▸ WHAT TO DO: Starting with the first line below, extract each line through the one that contains "(u1b) at (369,518)", inclusive, excluding pictures.
# start of INFORMATION PROVIDED
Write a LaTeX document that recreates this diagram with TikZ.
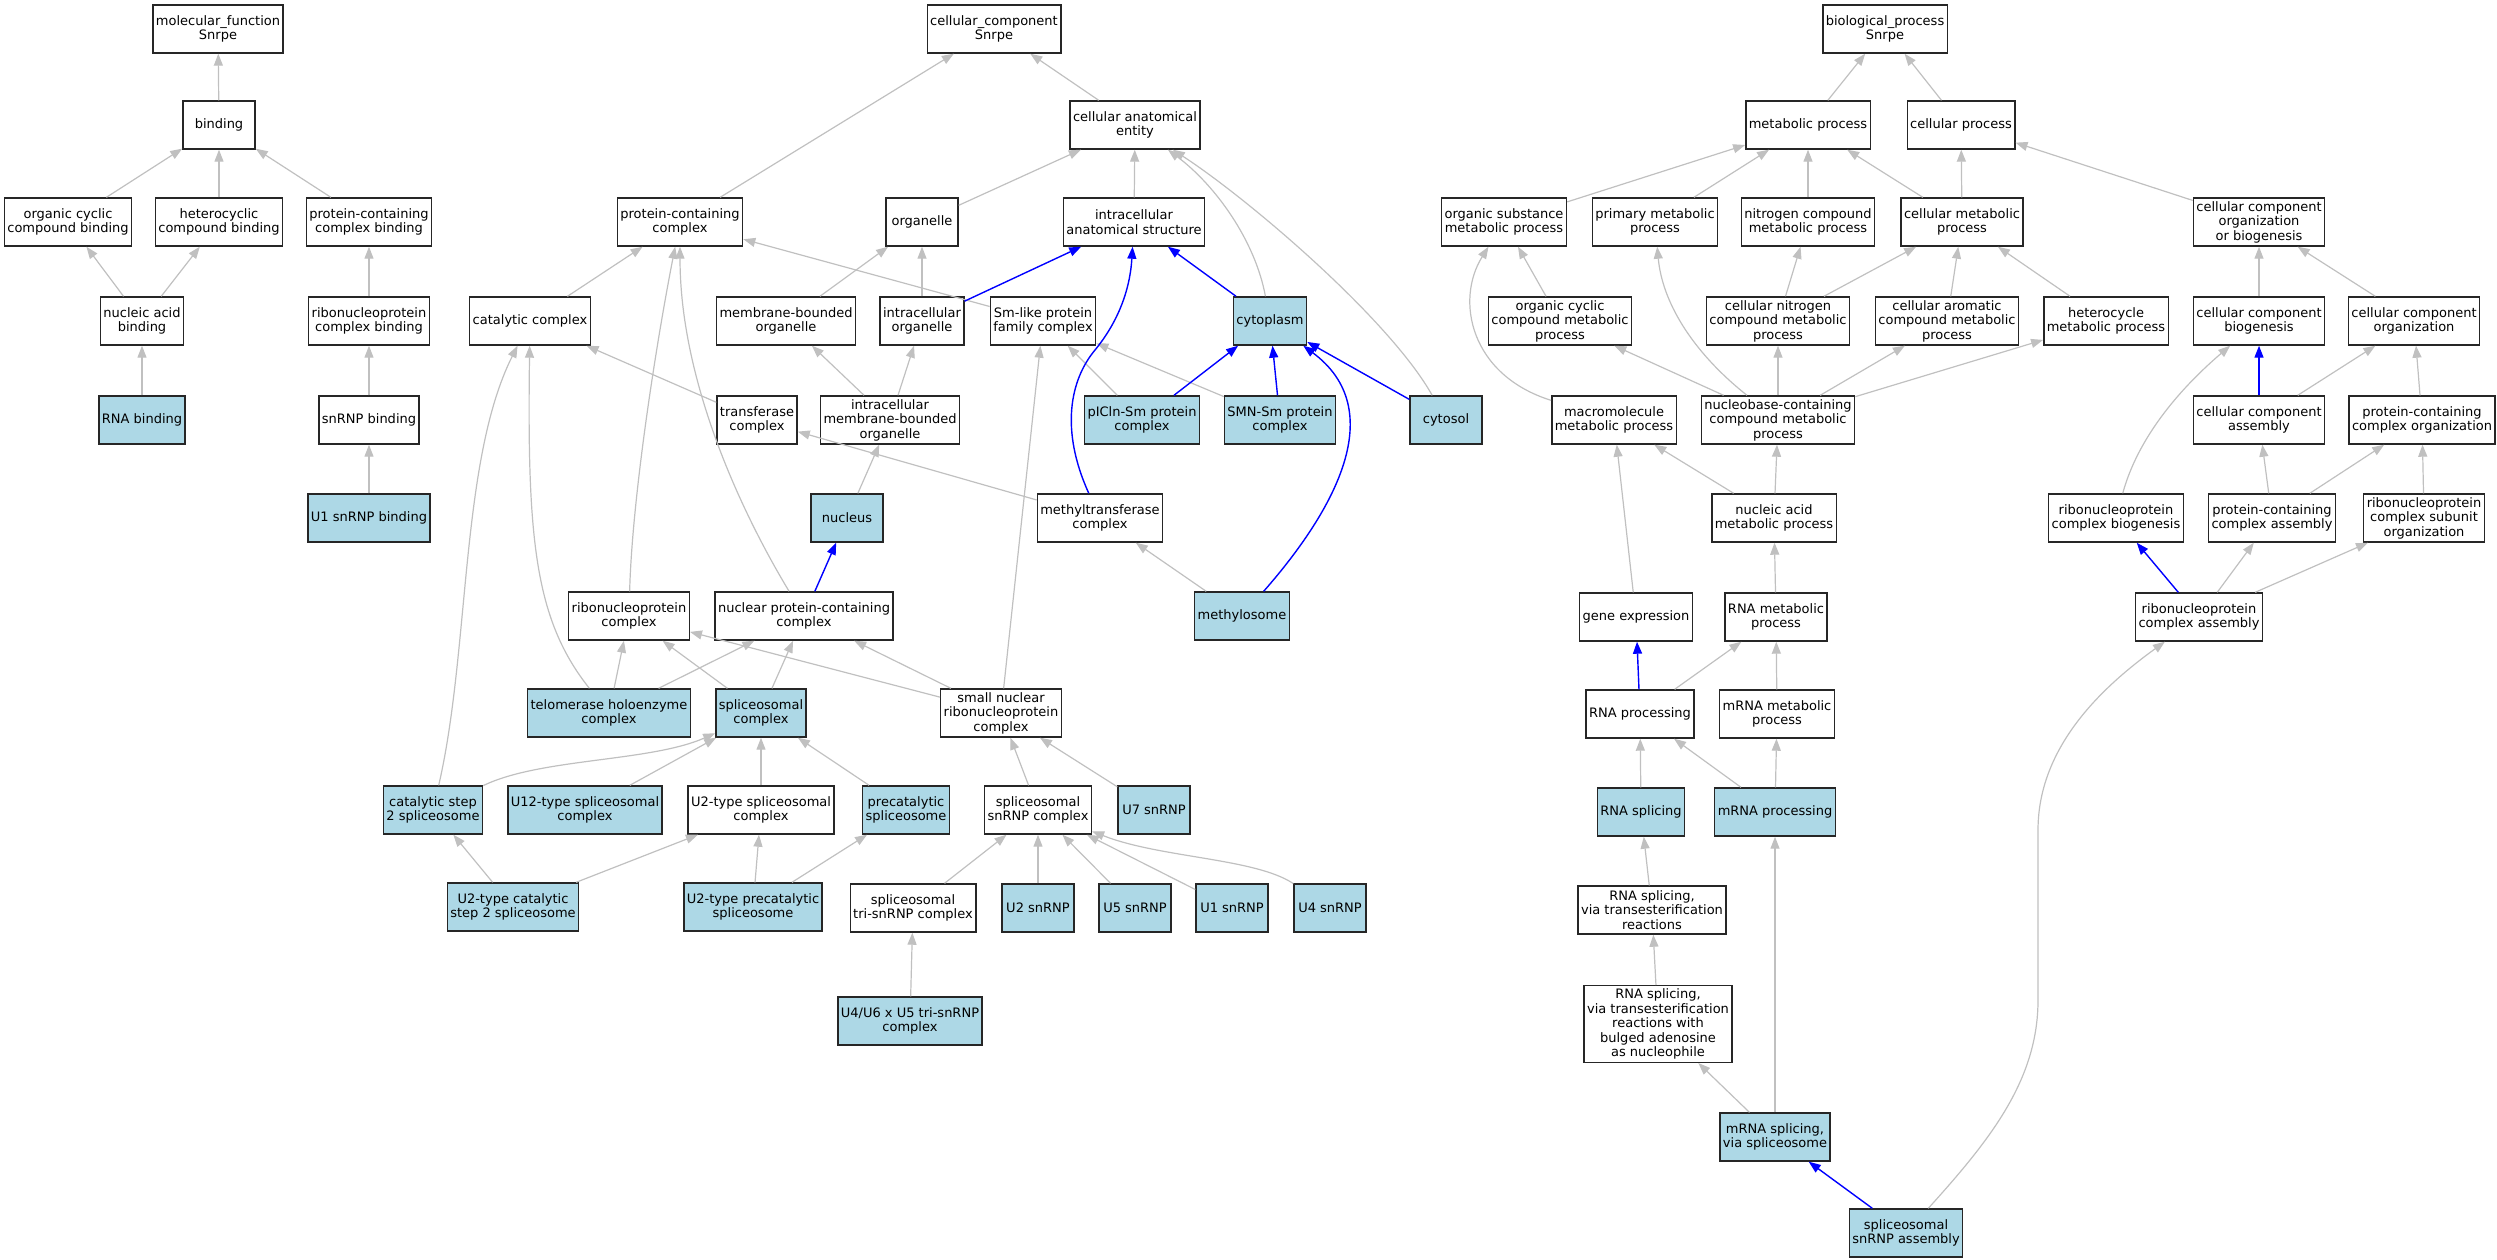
\documentclass[tikz,border=0pt]{standalone}
\usepackage{fontspec}
\setmainfont{DejaVu Sans}
\usetikzlibrary{arrows.meta}
\definecolor{hitblue}{HTML}{ADD8E6}
\definecolor{isagray}{HTML}{C0C0C0}

\begin{document}
\begin{tikzpicture}[x=1pt,y=-1pt,
  term/.style={draw=black!85, line width=1.4pt, rectangle, align=center,
    inner xsep=3pt, inner ysep=3pt, minimum height=48pt, minimum width=72pt,
    font=\fontsize{13}{14.5}\selectfont},
  hit/.style={term, fill=hitblue},
  isa/.style={draw=isagray, line width=1.2pt, -{Triangle[length=12pt,width=9pt]}},
  part/.style={draw=blue, line width=1.4pt, -{Triangle[length=12pt,width=9pt]}}]
\useasboundingbox (0,0) rectangle (2497,1259);

\node[term] (mf) at (218,29) {molecular\_function\\Snrpe};
\node[term] (bind) at (219,125) {binding};
\node[term] (occb) at (68,222) {organic cyclic\\compound binding};
\node[term] (hcb) at (219,222) {heterocyclic\\compound binding};
\node[term] (pccb) at (369,222) {protein-containing\\complex binding};
\node[term] (nab) at (142,321) {nucleic acid\\binding};
\node[term] (rcb) at (369,321) {ribonucleoprotein\\complex binding};
\node[hit] (rnab) at (142,420) {RNA binding};
\node[term] (snb) at (369,420) {snRNP binding};
\node[hit] (u1b) at (369,518) {U1 snRNP binding};

\node[term] (cc) at (994,29) {cellular\_component\\Snrpe};
\node[term] (cae) at (1135,125) {cellular anatomical\\entity};
\node[term] (pcc) at (680,222) {protein-containing\\complex};
\node[term] (org) at (922,222) {organelle};
\node[term] (ias) at (1134,222) {intracellular\\anatomical structure};
\node[term] (cat) at (530,321) {catalytic complex};
\node[term] (mbo) at (786,321) {membrane-bounded\\organelle};
\node[term] (io) at (922,321) {intracellular\\organelle};
\node[term] (sml) at (1043,321) {Sm-like protein\\family complex};
\node[hit] (cyto) at (1270,321) {cytoplasm};
\node[term] (trc) at (757,420) {transferase\\complex};
\node[term] (imbo) at (890,420) {intracellular\\membrane-bounded\\organelle};
\node[hit] (picln) at (1142,420) {pICln-Sm protein\\complex};
\node[hit] (smn) at (1280,420) {SMN-Sm protein\\complex};
\node[hit] (cytosol) at (1446,420) {cytosol};
\node[hit] (nuc) at (847,518) {nucleus};
\node[term] (mtc) at (1100,518) {methyltransferase\\complex};
\node[term] (rnp) at (629,616) {ribonucleoprotein\\complex};
\node[term] (npc) at (804,616) {nuclear protein-containing\\complex};
\node[hit] (mth) at (1242,616) {methylosome};
\node[hit] (tel) at (609,713) {telomerase holoenzyme\\complex};
\node[hit] (spc) at (761,713) {spliceosomal\\complex};
\node[term] (snrnp) at (1001,713) {small nuclear\\ribonucleoprotein\\complex};
\node[hit] (cs2) at (433,810) {catalytic step\\2 spliceosome};
\node[hit] (u12) at (585,810) {U12-type spliceosomal\\complex};
\node[term] (u2sc) at (761,810) {U2-type spliceosomal\\complex};
\node[hit] (pre) at (906,810) {precatalytic\\spliceosome};
\node[term] (ssc) at (1038,810) {spliceosomal\\snRNP complex};
\node[hit] (u7) at (1154,810) {U7 snRNP};
\node[hit] (u2cs2) at (513,907) {U2-type catalytic\\step 2 spliceosome};
\node[hit] (u2pre) at (753,907) {U2-type precatalytic\\spliceosome};
\node[term] (tri) at (913,908) {spliceosomal\\tri-snRNP complex};
\node[hit] (u2) at (1038,908) {U2 snRNP};
\node[hit] (u5) at (1135,908) {U5 snRNP};
\node[hit] (u1) at (1232,908) {U1 snRNP};
\node[hit] (u4) at (1330,908) {U4 snRNP};
\node[hit] (u46) at (910,1021) {U4/U6 x U5 tri-snRNP\\complex};

\node[term] (bp) at (1885,29) {biological\_process\\Snrpe};
\node[term] (mp) at (1808,125) {metabolic process};
\node[term] (cp) at (1961,125) {cellular process};
\node[term] (osmp) at (1504,222) {organic substance\\metabolic process};
\node[term] (pmp) at (1655,222) {primary metabolic\\process};
\node[term] (ncmp) at (1808,222) {nitrogen compound\\metabolic process};
\node[term] (cmp) at (1962,222) {cellular metabolic\\process};
\node[term] (ccob) at (2259,222) {cellular component\\organization\\or biogenesis};
\node[term] (occmp) at (1560,321) {organic cyclic\\compound metabolic\\process};
\node[term] (cncmp) at (1778,321) {cellular nitrogen\\compound metabolic\\process};
\node[term] (cacmp) at (1947,321) {cellular aromatic\\compound metabolic\\process};
\node[term] (hmp) at (2106,321) {heterocycle\\metabolic process};
\node[term] (ccb) at (2259,321) {cellular component\\biogenesis};
\node[term] (cco) at (2414,321) {cellular component\\organization};
\node[term] (mmp) at (1614,420) {macromolecule\\metabolic process};
\node[term] (nbmp) at (1778,420) {nucleobase-containing\\compound metabolic\\process};
\node[term] (cca) at (2259,420) {cellular component\\assembly};
\node[term] (pco) at (2422,420) {protein-containing\\complex organization};
\node[term] (namp) at (1774,518) {nucleic acid\\metabolic process};
\node[term] (rnpb) at (2116,518) {ribonucleoprotein\\complex biogenesis};
\node[term] (pca) at (2272,518) {protein-containing\\complex assembly};
\node[term] (rnpso) at (2424,518) {ribonucleoprotein\\complex subunit\\organization};
\node[term] (ge) at (1636,617) {gene expression};
\node[term] (rmp) at (1776,617) {RNA metabolic\\process};
\node[term] (rnpa) at (2199,617) {ribonucleoprotein\\complex assembly};
\node[term] (rproc) at (1640,714) {RNA processing};
\node[term] (mrmp) at (1777,714) {mRNA metabolic\\process};
\node[hit] (rspl) at (1641,812) {RNA splicing};
\node[hit] (mproc) at (1775,812) {mRNA processing};
\node[term] (rstr) at (1652,910) {RNA splicing,\\via transesterification\\reactions};
\node[term] (rsbulge) at (1658,1024) {RNA splicing,\\via transesterification\\reactions with\\bulged adenosine\\as nucleophile};
\node[hit] (msvs) at (1775,1137) {mRNA splicing,\\via spliceosome};
\node[hit] (ssa) at (1906,1233) {spliceosomal\\snRNP assembly};

\path[isa] (bind) -- (mf);
\path[isa] (occb) -- (bind);
\path[isa] (hcb) -- (bind);
\path[isa] (pccb) -- (bind);
\path[isa] (nab) -- (occb);
\path[isa] (nab) -- (hcb);
\path[isa] (rnab) -- (nab);
\path[isa] (rcb) -- (pccb);
\path[isa] (snb) -- (rcb);
\path[isa] (u1b) -- (snb);

\path[isa] (pcc) -- (cc);
\path[isa] (cae) -- (cc);
\path[isa] (org) -- (cae);
\path[isa] (ias) -- (cae);
\path[isa] (cyto) .. controls (1255,240) and (1215,185) .. (cae);
\path[isa] (cytosol) .. controls (1390,320) and (1250,200) .. (cae);
\path[isa] (cat) -- (pcc);
\path[isa] (rnp) .. controls (632,500) and (655,350) .. (pcc);
\path[isa] (npc) .. controls (740,510) and (680,380) .. (pcc);
\path[isa] (sml) -- (pcc);
\path[isa] (mbo) -- (org);
\path[isa] (io) -- (org);
\path[isa] (cs2) .. controls (470,650) and (460,460) .. (cat);
\path[isa] (tel) .. controls (535,620) and (527,540) .. (cat);
\path[isa] (trc) -- (cat);
\path[isa] (mtc) -- (trc);
\path[isa] (imbo) -- (mbo);
\path[isa] (imbo) -- (io);
\path[isa] (nuc) -- (imbo);
\path[isa] (picln) -- (sml);
\path[isa] (smn) -- (sml);
\path[isa] (snrnp) -- (sml);
\path[isa] (mth) -- (mtc);
\path[isa] (tel) -- (rnp);
\path[isa] (tel) -- (npc);
\path[isa] (spc) -- (rnp);
\path[isa] (spc) -- (npc);
\path[isa] (snrnp) -- (rnp);
\path[isa] (snrnp) -- (npc);
\path[isa] (cs2) .. controls (540,758) and (650,762) .. (spc);
\path[isa] (u12) -- (spc);
\path[isa] (u2sc) -- (spc);
\path[isa] (pre) -- (spc);
\path[isa] (u2cs2) -- (cs2);
\path[isa] (u2cs2) -- (u2sc);
\path[isa] (u2pre) -- (u2sc);
\path[isa] (u2pre) -- (pre);
\path[isa] (ssc) -- (snrnp);
\path[isa] (u7) -- (snrnp);
\path[isa] (tri) -- (ssc);
\path[isa] (u2) -- (ssc);
\path[isa] (u5) -- (ssc);
\path[isa] (u1) -- (ssc);
\path[isa] (u4) .. controls (1255,858) and (1160,858) .. (ssc);
\path[isa] (u46) -- (tri);

\path[part] (io) -- (ias);
\path[part] (mtc) .. controls (1060,430) and (1070,380) .. (1095,350)
  .. controls (1118,322) and (1130,290) .. (ias);
\path[part] (cyto) -- (ias);
\path[part] (picln) -- (cyto);
\path[part] (smn) -- (cyto);
\path[part] (cytosol) -- (cyto);
\path[part] (mth) .. controls (1335,510) and (1390,410) .. (cyto);
\path[part] (npc) -- (nuc);

\path[isa] (mp) -- (bp);
\path[isa] (cp) -- (bp);
\path[isa] (osmp) -- (mp);
\path[isa] (pmp) -- (mp);
\path[isa] (ncmp) -- (mp);
\path[isa] (cmp) -- (mp);
\path[isa] (cmp) -- (cp);
\path[isa] (ccob) -- (cp);
\path[isa] (occmp) -- (osmp);
\path[isa] (mmp) .. controls (1470,375) and (1455,300) .. (osmp);
\path[isa] (nbmp) -- (occmp);
\path[isa] (nbmp) .. controls (1690,350) and (1662,300) .. (pmp);
\path[isa] (nbmp) -- (cncmp);
\path[isa] (nbmp) -- (cacmp);
\path[isa] (nbmp) -- (hmp);
\path[isa] (cncmp) -- (ncmp);
\path[isa] (cncmp) -- (cmp);
\path[isa] (cacmp) -- (cmp);
\path[isa] (hmp) -- (cmp);
\path[isa] (namp) -- (mmp);
\path[isa] (namp) -- (nbmp);
\path[isa] (ge) -- (mmp);
\path[isa] (rmp) -- (namp);
\path[isa] (rproc) -- (rmp);
\path[isa] (mrmp) -- (rmp);
\path[isa] (rspl) -- (rproc);
\path[isa] (mproc) -- (rproc);
\path[isa] (mproc) -- (mrmp);
\path[isa] (rstr) -- (rspl);
\path[isa] (rsbulge) -- (rstr);
\path[isa] (msvs) -- (rsbulge);
\path[isa] (msvs) -- (mproc);
\path[isa] (ssa) .. controls (1990,1140) and (2038,1080) .. (2038,1000) -- (2038,830)
  .. controls (2038,745) and (2105,685) .. (rnpa);
\path[isa] (rnpa) -- (pca);
\path[isa] (rnpa) -- (rnpso);
\path[isa] (rnpb) .. controls (2140,430) and (2190,380) .. (ccb);
\path[isa] (ccb) -- (ccob);
\path[isa] (cco) -- (ccob);
\path[isa] (cca) -- (cco);
\path[isa] (pco) -- (cco);
\path[isa] (pca) -- (cca);
\path[isa] (pca) -- (pco);
\path[isa] (rnpso) -- (pco);

\path[part] (rproc) -- (ge);
\path[part] (ssa) -- (msvs);
\path[part] (rnpa) -- (rnpb);
\path[part] (cca) -- (ccb);
\end{tikzpicture}
\end{document}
# end of INFORMATION PROVIDED
▸ ANSWER FOR THIS EXERCISE:
Write a LaTeX document that recreates this diagram with TikZ.
\documentclass[tikz,border=0pt]{standalone}
\usepackage{fontspec}
\setmainfont{DejaVu Sans}
\usetikzlibrary{arrows.meta}
\definecolor{hitblue}{HTML}{ADD8E6}
\definecolor{isagray}{HTML}{C0C0C0}

\begin{document}
\begin{tikzpicture}[x=1pt,y=-1pt,
  term/.style={draw=black!85, line width=1.4pt, rectangle, align=center,
    inner xsep=3pt, inner ysep=3pt, minimum height=48pt, minimum width=72pt,
    font=\fontsize{13}{14.5}\selectfont},
  hit/.style={term, fill=hitblue},
  isa/.style={draw=isagray, line width=1.2pt, -{Triangle[length=12pt,width=9pt]}},
  part/.style={draw=blue, line width=1.4pt, -{Triangle[length=12pt,width=9pt]}}]
\useasboundingbox (0,0) rectangle (2497,1259);

\node[term] (mf) at (218,29) {molecular\_function\\Snrpe};
\node[term] (bind) at (219,125) {binding};
\node[term] (occb) at (68,222) {organic cyclic\\compound binding};
\node[term] (hcb) at (219,222) {heterocyclic\\compound binding};
\node[term] (pccb) at (369,222) {protein-containing\\complex binding};
\node[term] (nab) at (142,321) {nucleic acid\\binding};
\node[term] (rcb) at (369,321) {ribonucleoprotein\\complex binding};
\node[hit] (rnab) at (142,420) {RNA binding};
\node[term] (snb) at (369,420) {snRNP binding};
\node[hit] (u1b) at (369,518) {U1 snRNP binding};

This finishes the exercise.